L'IARC (en français, Agence internationale de la recherche sur le cancer) a classé les contraceptifs oraux (CO) combinés parmi les cancérogènes, en se fondant sur l'observation d'un risque accru du cancer du col utérin.
Comme l'incidence du cancer du col augmente avec l'âge, la contribution de la pilule sur l'incidence du cancer du col à l'échelle de la vie entière dépend de la persistance d'un effet, longtemps après la fin de son utilisation.
Le Collaborative Group on Epidemiological Studies of Cervical Cancer a réalisé une métaanalyse d'études épidémiologiques comportant des critères d'évaluation sur le cancer invasif du col, ou un carcinome insitu de grade 3, selon la nature de la contraception orale et sa durée. Les cas sont représentés par les femmes ayant un cancer du col (n = 16 573) et les témoins par celles indemnes (n = 35 509). Vingt-quatre études ont été identifiées, comportant chacune un minimum de 100 cas.
Le risque relatif de cancer cervical a été estimé par régression logistique en stratifiant par étude : âge, nombre de partenaires sexuels, âge au moment des premiers rapports sexuels, parité, tabagisme et méthode de dépistage.
La durée d'utilisation de la pilule.
Les résultats montrent que «parmi les utilisatrices de CO (actuelles et récentes) , le risque de cancer invasif du col augmente avec la durée d'utilisation de la pilule, donnant un risque relatif de 1,90 pour une prise d'au moins cinq ans, comparativement à celles qui ne l'ont jamais utilisée». La moyenne des prises est de 11,1 ans et elle est donc associée à un risque doublé.
En faisant une métaanalyse de quatre de ces études les plus fiables, on trouve un RR de 0,8 pour une utilisation de zéro à dix ans ou davantage.
L'analyse montre aussi que le risque diminue à mesure que le temps passe.
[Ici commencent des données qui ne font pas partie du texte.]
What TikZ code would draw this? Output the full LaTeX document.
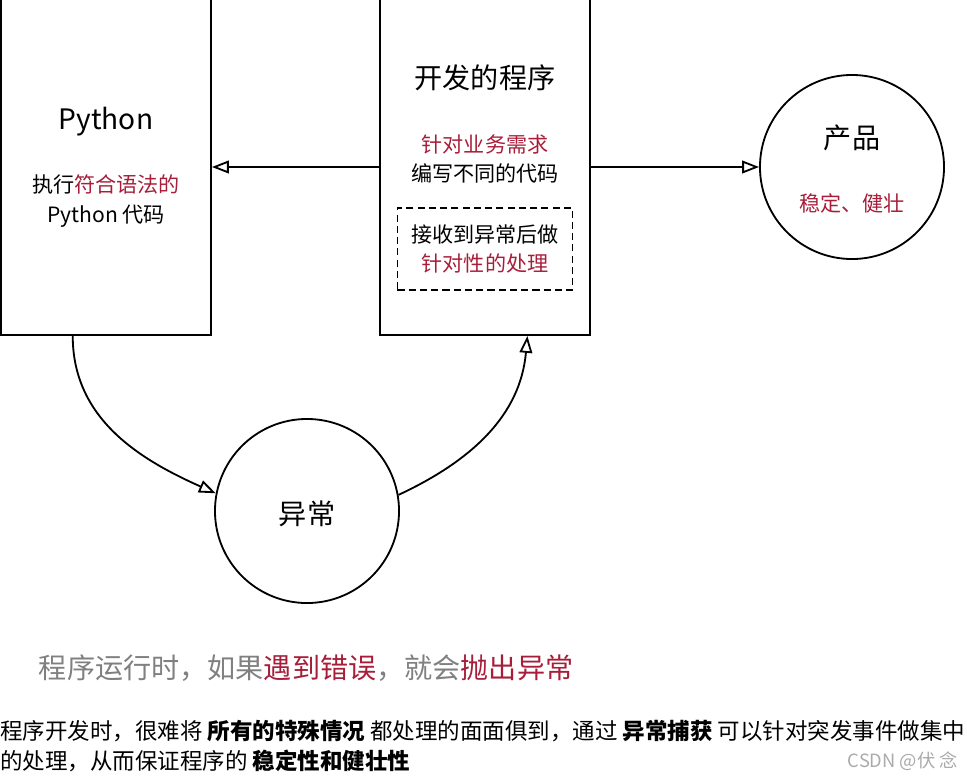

Dix ans après l'arrêt de la pilule, le risque est revenu au niveau des non-utilisatrices.
Le risque relatif ne varie pas de manière substantielle entre les groupes de femmes présentant des caractéristiques différentes.
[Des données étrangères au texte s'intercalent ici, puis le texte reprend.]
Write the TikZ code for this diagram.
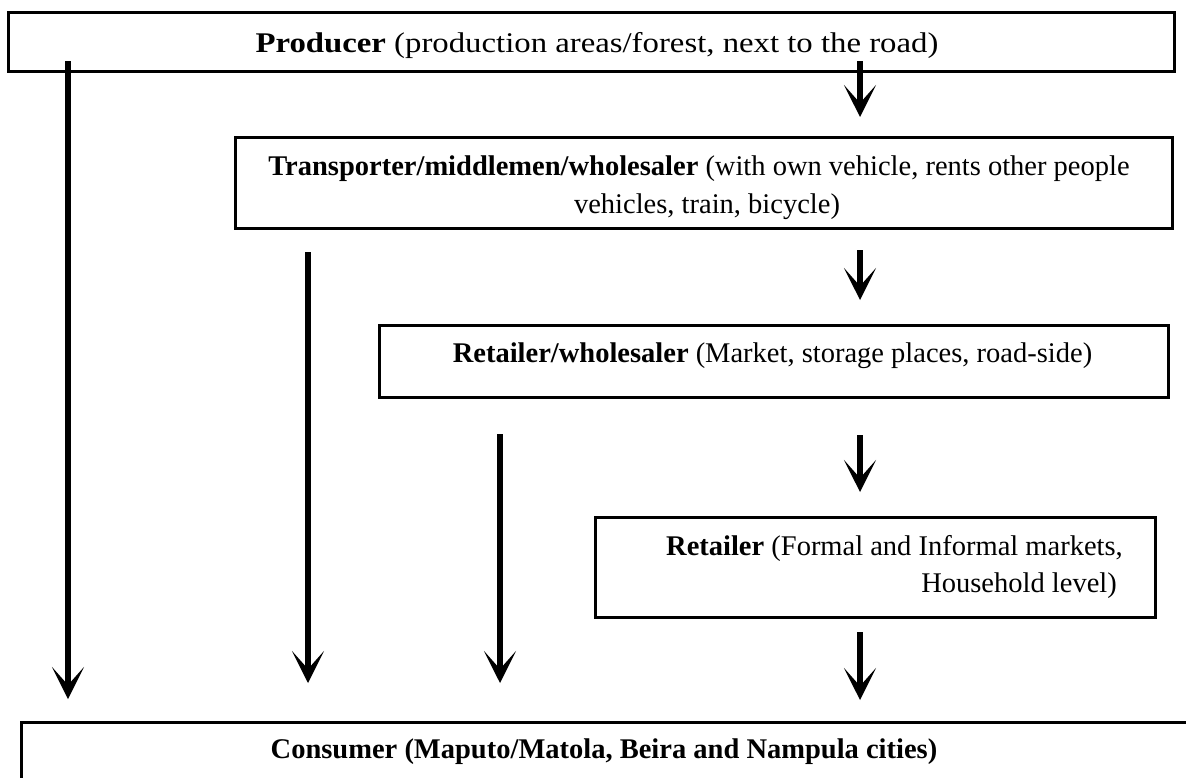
\documentclass[tikz,border=0pt]{standalone}
\usepackage{fontspec}
\setmainfont{Liberation Serif}
\usetikzlibrary{arrows.meta}
\begin{document}
\begin{tikzpicture}[x=1pt,y=-1pt,
  box/.style={draw, line width=3pt, inner sep=0pt, rectangle},
  txt/.style={inner sep=0pt, anchor=base, font=\fontsize{28.5}{37}\selectfont},
  flow/.style={line width=6pt, -{Stealth[length=32pt,width=32pt,inset=18pt]}}]
\useasboundingbox (0,0) rectangle (1186,777);
% boxes
\node[box, minimum width=1166pt, minimum height=59pt] (prod) at (591,41.5) {};
\node[box, minimum width=937pt, minimum height=91pt] (trans) at (703.5,182.5) {};
\node[box, minimum width=789pt, minimum height=72pt] (retwh) at (773.5,361) {};
\node[box, minimum width=560pt, minimum height=100pt] (ret) at (875,567) {};
\node[box, minimum width=1220pt, minimum height=120pt, anchor=north west] (cons) at (20,721) {};
% texts
\node[txt, xscale=1.15, transform shape] (prodT) at (597,52) {\textbf{Producer} (production areas/forest, next to the road)};
\node[txt] (transT1) at (699,175) {\textbf{Transporter/middlemen/wholesaler} (with own vehicle, rents other people};
\node[txt] (transT2) at (707,213) {vehicles, train, bicycle)};
\node[txt] (retwhT) at (772.5,362) {\textbf{Retailer/wholesaler} (Market, storage places, road-side)};
\node[txt, anchor=base east] (retT1) at (1123,555) {\textbf{Retailer} (Formal and Informal markets,};
\node[txt, anchor=base east] (retT2) at (1117,592) {Household level)};
\node[txt] (consT) at (604,758) {\textbf{Consumer (Maputo/Matola, Beira and Nampula cities)}};
% arrow end points
\coordinate (p0) at (68,61);   \coordinate (c0) at (68,699);
\coordinate (p1) at (860,61);  \coordinate (t1) at (860,117);
\coordinate (t2) at (308,252); \coordinate (c2) at (308,683);
\coordinate (t3) at (860,250); \coordinate (r3) at (860,300);
\coordinate (r4) at (500,434); \coordinate (c4) at (500,683);
\coordinate (r5) at (860,435); \coordinate (s5) at (860,492);
\coordinate (s6) at (860,632); \coordinate (c6) at (860,700);
\draw[flow] (p0) -- (c0);
\draw[flow] (p1) -- (t1);
\draw[flow] (t2) -- (c2);
\draw[flow] (t3) -- (r3);
\draw[flow] (r4) -- (c4);
\draw[flow] (r5) -- (s5);
\draw[flow] (s6) -- (c6);
\end{tikzpicture}
\end{document}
Notamment, quand on s'intéresse à l'infection par les papillomavirus à haut risque, «on observe un modèle similaire de risque, que ce soit pour le cancer invasif ou pour le carcinome in situ ». La relation entre les CO combinés et le risque de cancer du col est similaire chez les femmes tout-venant et chez celles qui sont positives pour des HPV à haut risque.
Le groupe collaboratif défend son travail, insistant sur la « stratification fine », le soin particulier apporté pour minimiser les biais, corroboré par l'observation d'une homogénéité des résultats entre les différentes cohortes. «Les données présentées ici représentent environ 85% des données épidémiologiques publiées dans le monde sur le risque de carcinome in situ C1/N3 et le cancer invasif du col en regard de l'utilisation d'un CO.»
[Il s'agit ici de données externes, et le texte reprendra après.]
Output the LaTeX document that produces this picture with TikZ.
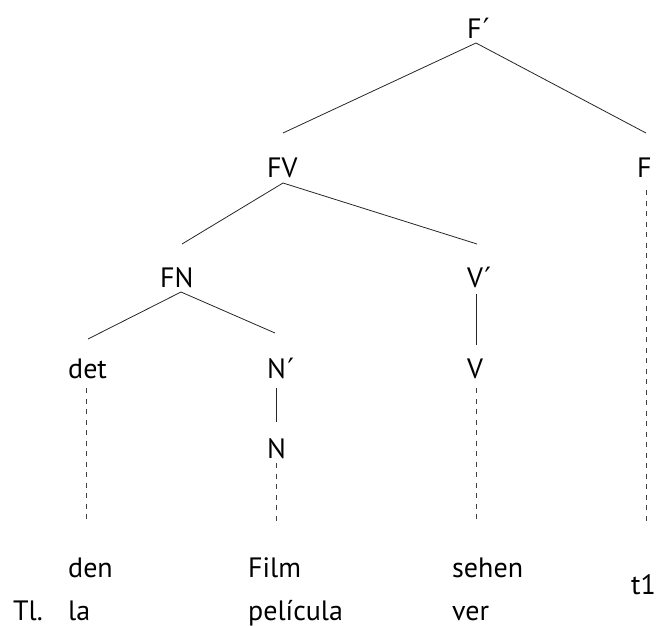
\documentclass[tikz,border=0pt]{standalone}
\usepackage{fontspec}
\setmainfont{PT Sans}
\newfontfamily\primefont{DejaVu Sans}
\newcommand{\prm}{\kern1.5pt{\primefont ′}}
\begin{document}
\begin{tikzpicture}[x=1pt,y=-1pt,
  lbl/.style={anchor=base west,inner sep=0pt,font=\fontsize{28}{30}\selectfont},
  branch/.style={line width=0.8pt,draw=black!85},
  trace/.style={line width=0.8pt,draw=black!75,dash pattern=on 5pt off 5.5pt}]
\useasboundingbox (0,0) rectangle (657,625);

% category labels
\node[lbl] (Fp)  at (467,38)  {F\prm};
\node[lbl] (FV)  at (267,177) {FV};
\node[lbl] (F)   at (637,177) {F};
\node[lbl] (FN)  at (160,287) {FN};
\node[lbl] (Vp)  at (467,287) {V\prm};
\node[lbl] (det) at (68,378)  {det};
\node[lbl] (Np)  at (267,378) {N\prm};
\node[lbl] (V)   at (467,378) {V};
\node[lbl] (N)   at (267,458) {N};

% words and gloss
\node[lbl] (den)   at (68,577)  {den};
\node[lbl] (film)  at (248,577) {Film};
\node[lbl] (sehen) at (452,577) {sehen};
\node[lbl] (t1)    at (631,594) {t1};
\node[lbl] (tl)    at (13,620)  {Tl.};
\node[lbl] (la)    at (68,620)  {la};
\node[lbl] (peli)  at (248,620) {película};
\node[lbl] (ver)   at (452,620) {ver};

% attachment points of the branches
\coordinate (Fp-b)  at (476,43);
\coordinate (FV-t)  at (283,133);
\coordinate (F-t)   at (646,133);
\coordinate (FV-b)  at (283,183);
\coordinate (FN-t)  at (182,244);
\coordinate (Vp-t)  at (477,244);
\coordinate (FN-b)  at (181,292);
\coordinate (det-t) at (88,339);
\coordinate (Np-t)  at (275,333);
\coordinate (Vp-b)  at (476,294);
\coordinate (V-t)   at (476,345);
\coordinate (Np-b)  at (276,388);
\coordinate (N-t)   at (276,422);
\coordinate (det-b) at (86,388);
\coordinate (N-b)   at (276,463);
\coordinate (V-b)   at (476,388);
\coordinate (F-b)   at (646,190);
\coordinate (den-t) at (86,522);
\coordinate (film-t) at (276,522);
\coordinate (sehen-t) at (476,522);
\coordinate (t1-t)  at (646,522);

% tree branches
\draw[branch] (FV-t) -- (Fp-b) -- (F-t);
\draw[branch] (FN-t) -- (FV-b) -- (Vp-t);
\draw[branch] (det-t) -- (FN-b) -- (Np-t);
\draw[branch] (Vp-b) -- (V-t);
\draw[branch] (Np-b) -- (N-t);

% dashed links down to the words
\draw[trace] (det-b) -- (den-t);
\draw[trace] (N-b) -- (film-t);
\draw[trace] (V-b) -- (sehen-t);
\draw[trace] (F-b) -- (t1-t);
\end{tikzpicture}
\end{document}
Il y a une légère augmentation du risque de cancer invasif en association avec l'usage des contraceptifs par progestagènes seuls utilisés en injectable, mais les données sont trop parcimonieuses pour en tirer une conclusion.
L'infection à HPV.
Un commentateur (Peter Sasieni) estime que la prudence est de mise. «L'association mise en évidence dans l'étude semble être de nature causale. Cependant, on sait que le cancer cervical est causé par l'infection à HPV et que l'exposition au HPV n'est pas indépendante du CO.» Les femmes utilisant ce mode de contraception sont davantage exposées aux virus que celles employant des méthodes avec protection mécanique. Cependant, poursuit-il, il n'y a malheureusement pas de données suffisantes pour savoir s'il existe une association significative entre le CO et le cancer cervical chez les femmes HPV positives. Tout au plus sait-on que l'infection par HPV est susceptible de régresser plus sûrement chez les femmes lorsque leur partenaire utilise un préservatif comparativement à celles qui prennent une pilule.
«Cette analyse soigneuse de l'association entre la contraception hormonale et le cancer cervical devrait conduire les scientifiques à une meilleure compréhension des cofacteurs qui influent sur les infections à HPV et les néoplasies cervicales. Et aussi à rassurer les femmes, car la crainte du cancer cervical ne devrait pas être un motif pour éviter l'usage de la contraception orale», conclut le commentateur.
« The Lancet », vol. 370, 10 novembre 2007, pp. 1609-1621, et commentaires pp. 15912-1592.